Travel Obsessions: Cuba
Want to do the time warp? Step back to the Fifties in Cuba. The last bastion of socialism is the largest island in the Caribbean, just 145 kilometres south of Key West in Florida. Since the Cuban Revolution led by Fidel Castro between 1953 to 1959, US travel to the island has been restricted, but that hasn’t stopped other nations discovering this culturally rich and scenic gem.
The capital, Havana, is the stuff of photographer’s dreams: colonial buildings in Havana Vieja, classic cars, peeling propaganda posters and, yes, dancing in the streets – you can thank the Buena Vista Social Club for making that famous.
But Cuba is more than just cigars and clichés. Get out from the touristy spots and savour la vida Cubana. Take a stroll along the popular Malécon at dusk to see the locals hanging out at the sea wall, waves crashing over the retainer. Have an ice-cream from Coppelia. Do a homestay in a casa particular and eat locally at a paladare where you’ll be dining at a restaurant in someone’s home. On the menu? The Cuban staple of black beans, rice and pork known as Moros y Cristianos (Moors and Christians).
The mixed rice dish is an apt approximation of the Cuban experience with strong African influences, a Spanish heritage and indigenous culture as well. Some come to Cuba to follow in the literary footsteps of Hemingway (see the La Bodeguito del Medio bar for the famous signatures), some come to frolic in the pristine beaches, and some come for the nightlife, which keeps going until the generator conks out. That’s Cuba.
Best time to visit: To avoid the Caribbean hurricane season and the heat of the summer months, the best time to head to Cuba on holiday is between January and May when the temps are comfortable and there’s less tourists around town. A renowned party destination, there’s an event on every month in Cuba but some of the must-dos include Santiago de Cuba Carnival in late July and Festival Habanos, the annual Cuban Cigar Festival in Havana around February.
Know: Do you believe in voodoo? The Cuban version is Santería. A sizeable portion of the Afro-Cuban population has Yoruba roots, and the practice of Santería (a blend of Catholic saints and Yoruba orishas) is a belief system that involves traditional folk healers (espiritistas) and ritual ceremonies. Seek out a babalawao (priest) to get in touch with your natural side.
Places to go:
Havana – For clubs, cocktails, colonial sights and quirky museums, Havana is Cuba’s capital of cool and your introduction to the island’s musical culture.
Santiago de Cuba – Cobblestone streets, clubbing in caves (Discoteca Las Cuevas) and the hands-down best Carnival in Cuba can be found in this gorgeous colonial city.

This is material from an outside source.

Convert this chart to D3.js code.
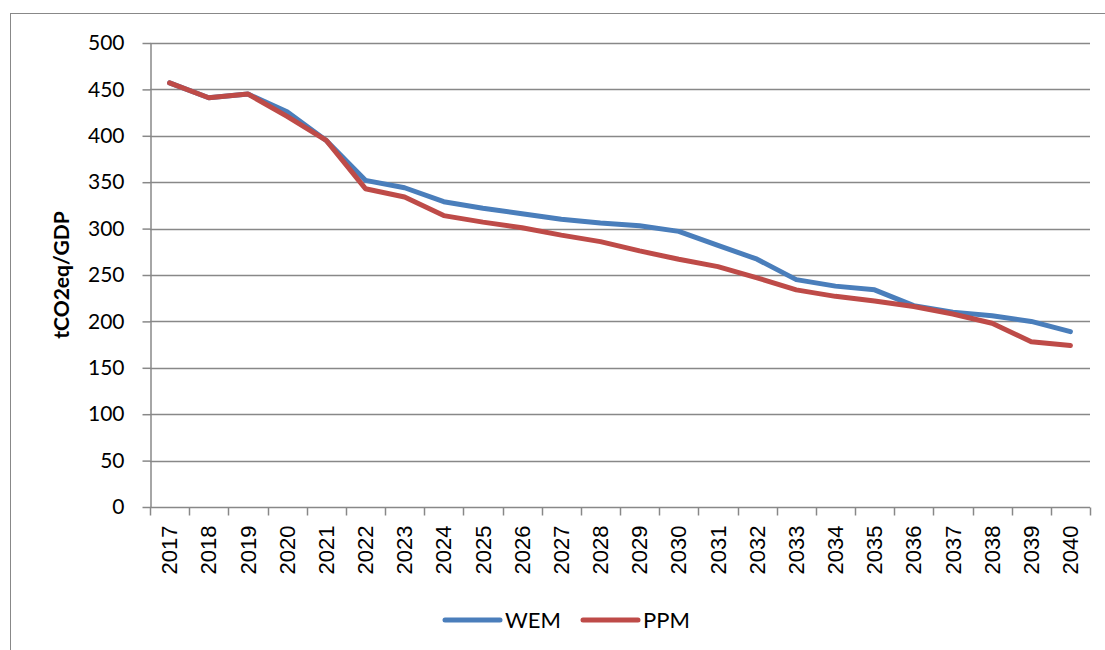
<!DOCTYPE html>
<html>
<head>
<meta charset="utf-8">
<script src="https://cdn.jsdelivr.net/npm/d3@7"></script>
<style>
  html, body { margin: 0; padding: 0; background: #fff; }
  svg { display: block; }
</style>
</head>
<body>
<svg id="chart" width="1105" height="650"></svg>
<script>
// Emission intensity per year, two scenarios
const years = ["2017","2018","2019","2020","2021","2022","2023","2024","2025","2026","2027","2028",
               "2029","2030","2031","2032","2033","2034","2035","2036","2037","2038","2039","2040"];
const wem = [457,441,445,426,395,352,344,329,322,316,310,306,303,297,282,267,245,238,234,217,210,206,200,189];
const ppm = [457,441,445,421,395,343,334,314,307,301,293,286,276,267,259,247,234,227,222,216,208,198,178,174];
const yTicks = [0,50,100,150,200,250,300,350,400,450,500];
const seriesNames = ["WEM","PPM"];
const seriesColors = ["#4A7EBB","#BE4B48"];

const svg = d3.select("#chart");
const plot = { left: 150, right: 1090, top: 43, bottom: 507 };
const gridColor = "#888888";

// chart frame
svg.append("rect")
  .attr("x", 10.5).attr("y", 13.5)
  .attr("width", 1110).attr("height", 660)
  .attr("fill", "none").attr("stroke", gridColor).attr("stroke-width", 1);

const x = d3.scaleBand().domain(years).range([plot.left, plot.right]);
const y = d3.scaleLinear().domain([0, 500]).range([plot.bottom, plot.top]);

// horizontal gridlines
svg.append("g").selectAll("line")
  .data(yTicks.filter(d => d > 0))
  .join("line")
  .attr("x1", plot.left).attr("x2", plot.right)
  .attr("y1", d => Math.round(y(d)) + 0.5).attr("y2", d => Math.round(y(d)) + 0.5)
  .attr("stroke", gridColor).attr("stroke-width", 1.5);

// y axis
const yAxis = svg.append("g")
  .attr("transform", `translate(${plot.left + 0.5},0)`)
  .call(d3.axisLeft(y).tickValues(yTicks).tickSize(8).tickPadding(18).tickSizeOuter(0));
yAxis.select(".domain").attr("stroke", gridColor).attr("stroke-width", 1.5);
yAxis.selectAll(".tick line").attr("stroke", gridColor).attr("stroke-width", 1.5);
yAxis.selectAll(".tick text")
  .attr("fill", "#000").attr("font-family", "Lato, 'Open Sans', sans-serif").attr("font-size", 21);

// x axis with tick marks between categories
const xAxisG = svg.append("g").attr("transform", `translate(0,${Math.round(plot.bottom) + 0.5})`);
xAxisG.append("line")
  .attr("x1", plot.left).attr("x2", plot.right)
  .attr("stroke", gridColor).attr("stroke-width", 1.5);
const boundaries = years.map(d => x(d)).concat([x(years[years.length - 1]) + x.bandwidth()]);
xAxisG.selectAll("line.tk")
  .data(boundaries)
  .join("line").attr("class", "tk")
  .attr("x1", d => Math.round(d) + 0.5).attr("x2", d => Math.round(d) + 0.5)
  .attr("y1", 0).attr("y2", 8)
  .attr("stroke", gridColor).attr("stroke-width", 1.5);
xAxisG.selectAll("text")
  .data(years)
  .join("text")
  .attr("transform", d => `translate(${x(d) + x.bandwidth() / 2},18) rotate(-90)`)
  .attr("text-anchor", "end")
  .attr("dy", "0.35em")
  .attr("font-family", "'Liberation Sans', Arial, sans-serif")
  .attr("font-size", 22)
  .attr("fill", "#000")
  .text(d => d);

// y axis title
svg.append("text")
  .attr("transform", "translate(62,275) rotate(-90)")
  .attr("text-anchor", "middle")
  .attr("dy", "0.35em")
  .attr("font-family", "Lato, 'Open Sans', sans-serif")
  .attr("font-weight", "bold")
  .attr("font-size", 21)
  .attr("fill", "#000")
  .text("tCO2eq/GDP");

// series lines
const line = d3.line()
  .x((d, i) => x(years[i]) + x.bandwidth() / 2)
  .y(d => y(d));
[wem, ppm].forEach((vals, k) => {
  svg.append("path")
    .datum(vals)
    .attr("fill", "none")
    .attr("stroke", seriesColors[k])
    .attr("stroke-width", 5)
    .attr("stroke-linejoin", "round")
    .attr("stroke-linecap", "round")
    .attr("d", line);
});

// legend
const legendX = [445, 583];
const legend = svg.append("g");
seriesNames.forEach((name, k) => {
  legend.append("line")
    .attr("x1", legendX[k]).attr("x2", legendX[k] + 55)
    .attr("y1", 620).attr("y2", 620)
    .attr("stroke", seriesColors[k]).attr("stroke-width", 5)
    .attr("stroke-linecap", "round");
  legend.append("text")
    .attr("x", legendX[k] + 60).attr("y", 620)
    .attr("dy", "0.35em")
    .attr("font-family", "Lato, 'Open Sans', sans-serif")
    .attr("font-size", 22)
    .attr("fill", "#000")
    .text(name);
});
</script>
</body>
</html>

Trinidad – Located in central Cuba, Trinidad is a World Heritage Site and a perfectly preserved example of a Spanish colonial site with an open-air museum of architecture in the Plaza Mayor.
Varadero – Considered one of Cuba’s best beaches, Varadero is where you’ll find that iridescent blue Caribbean Sea and the whitest of white sands for a drop-and-flop stay.
Isla de la Juventud – One of the top diving spots in Cuba, the ‘Isle of Youth’ is also quite isolated, which makes sense when you consider it’s located on the so-called pirate coast.